● Exercise instructions: Every record that follows must be duplicated exactly, with images left out.

(Saved entries)
>> Start

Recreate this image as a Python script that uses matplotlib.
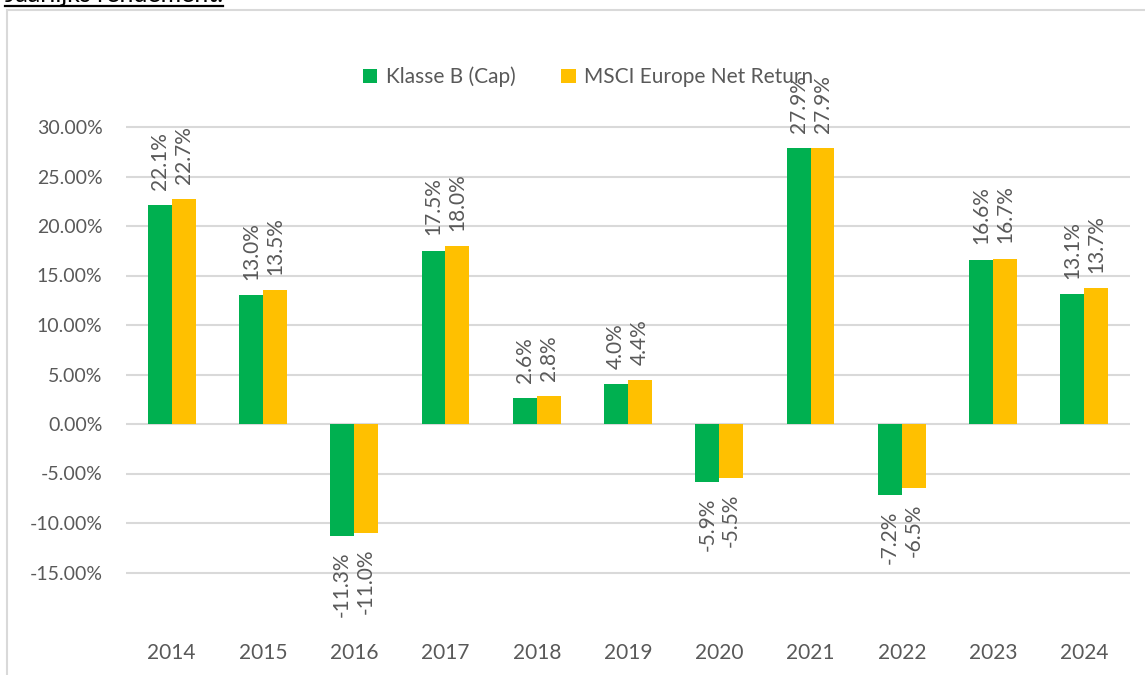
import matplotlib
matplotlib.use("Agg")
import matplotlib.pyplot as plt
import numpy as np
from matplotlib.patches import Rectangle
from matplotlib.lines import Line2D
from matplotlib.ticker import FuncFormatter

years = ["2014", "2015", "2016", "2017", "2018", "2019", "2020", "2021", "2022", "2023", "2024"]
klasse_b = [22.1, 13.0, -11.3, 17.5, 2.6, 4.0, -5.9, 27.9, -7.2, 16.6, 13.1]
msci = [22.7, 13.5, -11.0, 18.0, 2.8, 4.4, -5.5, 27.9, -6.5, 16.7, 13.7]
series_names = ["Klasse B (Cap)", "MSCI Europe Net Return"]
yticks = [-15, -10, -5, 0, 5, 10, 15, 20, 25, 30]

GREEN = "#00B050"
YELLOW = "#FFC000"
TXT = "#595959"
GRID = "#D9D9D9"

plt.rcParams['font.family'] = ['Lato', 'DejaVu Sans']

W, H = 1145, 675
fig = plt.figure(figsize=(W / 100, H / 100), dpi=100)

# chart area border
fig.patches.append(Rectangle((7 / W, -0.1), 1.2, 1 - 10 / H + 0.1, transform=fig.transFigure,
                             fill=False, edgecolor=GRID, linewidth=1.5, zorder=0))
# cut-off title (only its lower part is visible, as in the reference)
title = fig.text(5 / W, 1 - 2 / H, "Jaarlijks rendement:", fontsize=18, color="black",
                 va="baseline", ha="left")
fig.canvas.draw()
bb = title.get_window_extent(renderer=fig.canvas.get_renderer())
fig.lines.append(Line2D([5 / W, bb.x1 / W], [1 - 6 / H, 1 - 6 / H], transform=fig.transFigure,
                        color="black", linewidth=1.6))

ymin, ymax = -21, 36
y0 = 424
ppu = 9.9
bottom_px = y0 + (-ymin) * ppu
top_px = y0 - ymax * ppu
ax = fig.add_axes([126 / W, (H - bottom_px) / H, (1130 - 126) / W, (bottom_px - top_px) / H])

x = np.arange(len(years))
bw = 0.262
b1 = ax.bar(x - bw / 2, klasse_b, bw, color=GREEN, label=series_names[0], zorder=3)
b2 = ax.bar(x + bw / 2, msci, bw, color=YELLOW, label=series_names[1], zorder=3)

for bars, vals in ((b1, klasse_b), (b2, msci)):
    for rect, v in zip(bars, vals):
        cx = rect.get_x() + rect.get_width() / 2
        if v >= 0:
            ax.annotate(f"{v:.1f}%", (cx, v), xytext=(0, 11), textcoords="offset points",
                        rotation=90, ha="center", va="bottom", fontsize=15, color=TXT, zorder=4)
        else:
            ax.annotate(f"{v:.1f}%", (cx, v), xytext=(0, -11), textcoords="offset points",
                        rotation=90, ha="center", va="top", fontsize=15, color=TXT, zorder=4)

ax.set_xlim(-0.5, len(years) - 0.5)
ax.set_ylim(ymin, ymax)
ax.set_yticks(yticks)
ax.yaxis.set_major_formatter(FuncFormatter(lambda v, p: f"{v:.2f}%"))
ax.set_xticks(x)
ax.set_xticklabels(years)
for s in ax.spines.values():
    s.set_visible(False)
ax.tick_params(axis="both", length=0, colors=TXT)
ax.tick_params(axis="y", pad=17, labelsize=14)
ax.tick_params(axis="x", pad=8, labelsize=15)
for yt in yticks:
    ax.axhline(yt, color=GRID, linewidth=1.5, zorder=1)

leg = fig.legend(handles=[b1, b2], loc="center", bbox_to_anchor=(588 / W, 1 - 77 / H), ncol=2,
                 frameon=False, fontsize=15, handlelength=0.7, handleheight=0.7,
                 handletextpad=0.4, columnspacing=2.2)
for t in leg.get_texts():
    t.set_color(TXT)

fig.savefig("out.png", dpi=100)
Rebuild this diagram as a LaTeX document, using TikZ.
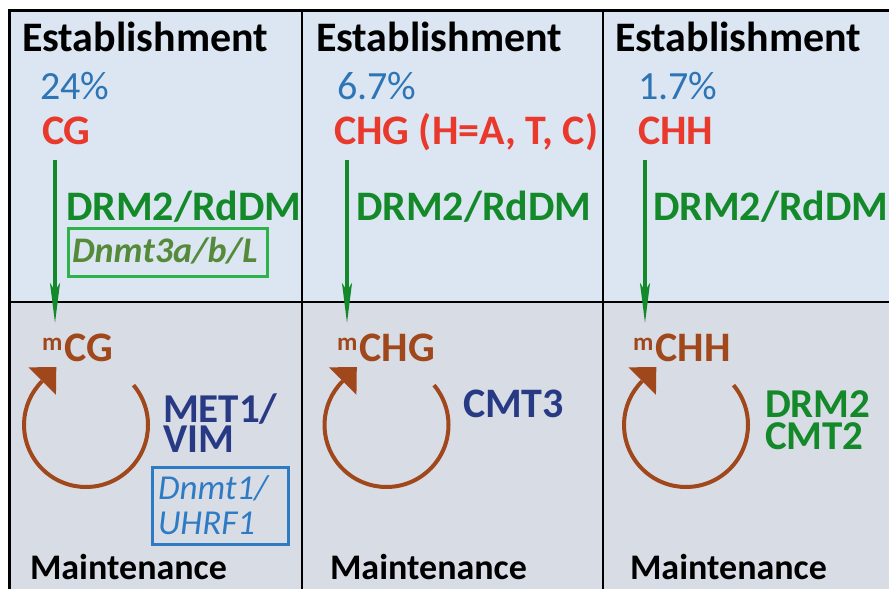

>> End

● Complete response:
Recreate this image as a Python script that uses matplotlib.
import matplotlib
matplotlib.use("Agg")
import matplotlib.pyplot as plt
import numpy as np
from matplotlib.patches import Rectangle
from matplotlib.lines import Line2D
from matplotlib.ticker import FuncFormatter

years = ["2014", "2015", "2016", "2017", "2018", "2019", "2020", "2021", "2022", "2023", "2024"]
klasse_b = [22.1, 13.0, -11.3, 17.5, 2.6, 4.0, -5.9, 27.9, -7.2, 16.6, 13.1]
msci = [22.7, 13.5, -11.0, 18.0, 2.8, 4.4, -5.5, 27.9, -6.5, 16.7, 13.7]
series_names = ["Klasse B (Cap)", "MSCI Europe Net Return"]
yticks = [-15, -10, -5, 0, 5, 10, 15, 20, 25, 30]

GREEN = "#00B050"
YELLOW = "#FFC000"
TXT = "#595959"
GRID = "#D9D9D9"

plt.rcParams['font.family'] = ['Lato', 'DejaVu Sans']

W, H = 1145, 675
fig = plt.figure(figsize=(W / 100, H / 100), dpi=100)

# chart area border
fig.patches.append(Rectangle((7 / W, -0.1), 1.2, 1 - 10 / H + 0.1, transform=fig.transFigure,
                             fill=False, edgecolor=GRID, linewidth=1.5, zorder=0))
# cut-off title (only its lower part is visible, as in the reference)
title = fig.text(5 / W, 1 - 2 / H, "Jaarlijks rendement:", fontsize=18, color="black",
                 va="baseline", ha="left")
fig.canvas.draw()
bb = title.get_window_extent(renderer=fig.canvas.get_renderer())
fig.lines.append(Line2D([5 / W, bb.x1 / W], [1 - 6 / H, 1 - 6 / H], transform=fig.transFigure,
                        color="black", linewidth=1.6))

ymin, ymax = -21, 36
y0 = 424
ppu = 9.9
bottom_px = y0 + (-ymin) * ppu
top_px = y0 - ymax * ppu
ax = fig.add_axes([126 / W, (H - bottom_px) / H, (1130 - 126) / W, (bottom_px - top_px) / H])

x = np.arange(len(years))
bw = 0.262
b1 = ax.bar(x - bw / 2, klasse_b, bw, color=GREEN, label=series_names[0], zorder=3)
b2 = ax.bar(x + bw / 2, msci, bw, color=YELLOW, label=series_names[1], zorder=3)

for bars, vals in ((b1, klasse_b), (b2, msci)):
    for rect, v in zip(bars, vals):
        cx = rect.get_x() + rect.get_width() / 2
        if v >= 0:
            ax.annotate(f"{v:.1f}%", (cx, v), xytext=(0, 11), textcoords="offset points",
                        rotation=90, ha="center", va="bottom", fontsize=15, color=TXT, zorder=4)
        else:
            ax.annotate(f"{v:.1f}%", (cx, v), xytext=(0, -11), textcoords="offset points",
                        rotation=90, ha="center", va="top", fontsize=15, color=TXT, zorder=4)

ax.set_xlim(-0.5, len(years) - 0.5)
ax.set_ylim(ymin, ymax)
ax.set_yticks(yticks)
ax.yaxis.set_major_formatter(FuncFormatter(lambda v, p: f"{v:.2f}%"))
ax.set_xticks(x)
ax.set_xticklabels(years)
for s in ax.spines.values():
    s.set_visible(False)
ax.tick_params(axis="both", length=0, colors=TXT)
ax.tick_params(axis="y", pad=17, labelsize=14)
ax.tick_params(axis="x", pad=8, labelsize=15)
for yt in yticks:
    ax.axhline(yt, color=GRID, linewidth=1.5, zorder=1)

leg = fig.legend(handles=[b1, b2], loc="center", bbox_to_anchor=(588 / W, 1 - 77 / H), ncol=2,
                 frameon=False, fontsize=15, handlelength=0.7, handleheight=0.7,
                 handletextpad=0.4, columnspacing=2.2)
for t in leg.get_texts():
    t.set_color(TXT)

fig.savefig("out.png", dpi=100)
Rebuild this diagram as a LaTeX document, using TikZ.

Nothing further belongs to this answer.